- [EXERCISE BRIEF]:
Every line with the string "chart" should be gathered.
————
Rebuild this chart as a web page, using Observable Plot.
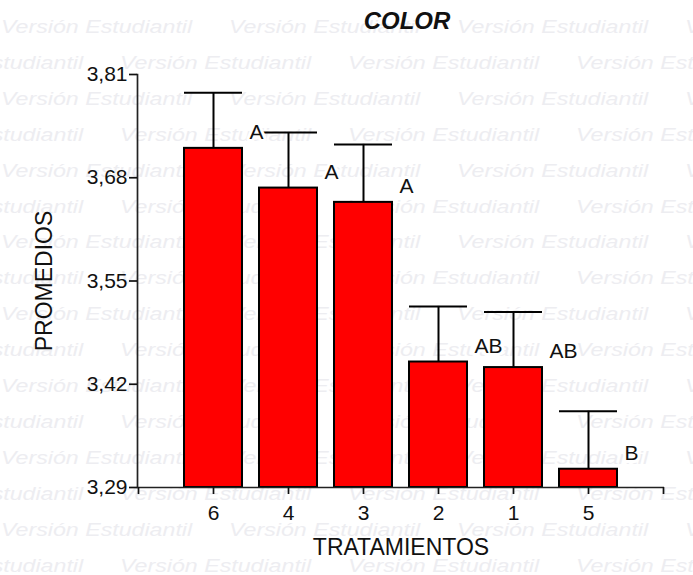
<!DOCTYPE html>
<html>
<head>
<meta charset="utf-8">
<script src="https://cdn.jsdelivr.net/npm/d3@7"></script>
<script src="https://cdn.jsdelivr.net/npm/@observablehq/plot@0.6"></script>
<style>
  html, body { margin: 0; padding: 0; background: #fff; }
  #wrap { position: relative; width: 693px; height: 575px; overflow: hidden; }
  #watermark { position: absolute; left: 0; top: 0; width: 693px; height: 575px; overflow: hidden; z-index: 0; }
  #watermark span {
    position: absolute; white-space: nowrap;
    font: italic 19px "Liberation Sans", Arial, sans-serif; color: #ededf1;
    transform: scaleX(1.22); transform-origin: left center; line-height: 1;
  }
  #chart { position: absolute; left: 0; top: 0; z-index: 1; }
</style>
</head>
<body>
<div id="wrap">
  <div id="watermark"></div>
  <div id="chart"></div>
</div>
<script>
// Treatment means for COLOR, sorted from highest to lowest
const treatments = ["6", "4", "3", "2", "1", "5"];
const means = [3.717, 3.667, 3.649, 3.448, 3.441, 3.313];
const errors = [0.070, 0.070, 0.073, 0.070, 0.070, 0.073];
const letters = ["A", "A", "A", "AB", "AB", "B"];
const yTicks = [3.29, 3.42, 3.55, 3.68, 3.81];
const yMin = 3.29, yMax = 3.81;

const rows = treatments.map((t, i) => ({
  t, mean: means[i], upper: means[i] + errors[i], letter: letters[i]
}));

// Light "Versión Estudiantil" background stamp
const wm = document.getElementById("watermark");
for (let r = 0; r < 16; r++) {
  const yc = 27 + r * 35.9;
  const x0 = r % 2 === 0 ? 1 : -108;
  for (let k = 0; k < 4; k++) {
    const s = document.createElement("span");
    s.textContent = "Versión Estudiantil";
    s.style.left = (x0 + k * 228) + "px";
    s.style.top = (yc - 10) + "px";
    wm.appendChild(s);
  }
}

const font = '"Liberation Sans", Arial, sans-serif';
const fmt = d => d.toFixed(2).replace(".", ",");

// Plot area; the x axis has an empty slot at each end so its end ticks sit on the frame edges
const W = 693, H = 575;
const mLeft = 137, mRight = 29, mTop = 74, mBottom = 88;
const left = mLeft, right = W - mRight;
const xDomain = ["", ...treatments, " "];
const pInner = 0.233;
const step = (right - left) / (xDomain.length - 1);
const bw = step * (1 - pInner);

const chart = Plot.plot({
  width: W,
  height: H,
  marginLeft: mLeft,
  marginRight: mRight,
  marginTop: mTop,
  marginBottom: mBottom,
  style: { background: "transparent", fontFamily: font, color: "#111", overflow: "visible" },
  x: { type: "band", domain: xDomain, paddingInner: pInner, paddingOuter: 0, range: [left - bw / 2, right + bw / 2] },
  y: { domain: [yMin, yMax] },
  marks: [
    Plot.barY(rows, { x: "t", y1: yMin, y2: "mean", fill: "#ff0000", stroke: "#000", strokeWidth: 2 }),
    Plot.ruleX(rows, { x: "t", y1: "mean", y2: "upper", stroke: "#000", strokeWidth: 2 }),
    Plot.tickY(rows, { x: "t", y: "upper", stroke: "#000", strokeWidth: 2 }),
    Plot.text(rows, {
      x: "t", y: "mean", text: "letter", textAnchor: "start", dx: 36, dy: -16,
      fontSize: 21, fill: "#111", stroke: "white", strokeWidth: 6
    }),
    Plot.frame({ anchor: "left", stroke: "#222", strokeWidth: 1.7 }),
    Plot.ruleY([yMin], { stroke: "#222", strokeWidth: 1.7 }),
    Plot.axisY({ ticks: yTicks, tickFormat: fmt, tickSize: 8, tickPadding: 2, fontSize: 21, strokeWidth: 1.7, label: null }),
    Plot.axisX({ tickSize: 7, tickPadding: 11, fontSize: 21, strokeWidth: 1.7, label: null }),
    Plot.text(["PROMEDIOS"], { frameAnchor: "left", textAnchor: "middle", rotate: -90, dx: -93, fontSize: 23, fill: "#111" }),
    Plot.text(["TRATAMIENTOS"], { frameAnchor: "bottom", dy: 67, fontSize: 23, fill: "#111" }),
    Plot.text(["COLOR"], { frameAnchor: "top", dx: 6, dy: -63, fontSize: 24, fontWeight: "bold", fontStyle: "italic", fill: "#111" })
  ]
});
document.getElementById("chart").appendChild(chart);
</script>
</body>
</html>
————
- [RIGHT ANSWER]:
Rebuild this chart as a web page, using Observable Plot.
  #chart { position: absolute; left: 0; top: 0; z-index: 1; }
  <div id="chart"></div>
const chart = Plot.plot({
document.getElementById("chart").appendChild(chart);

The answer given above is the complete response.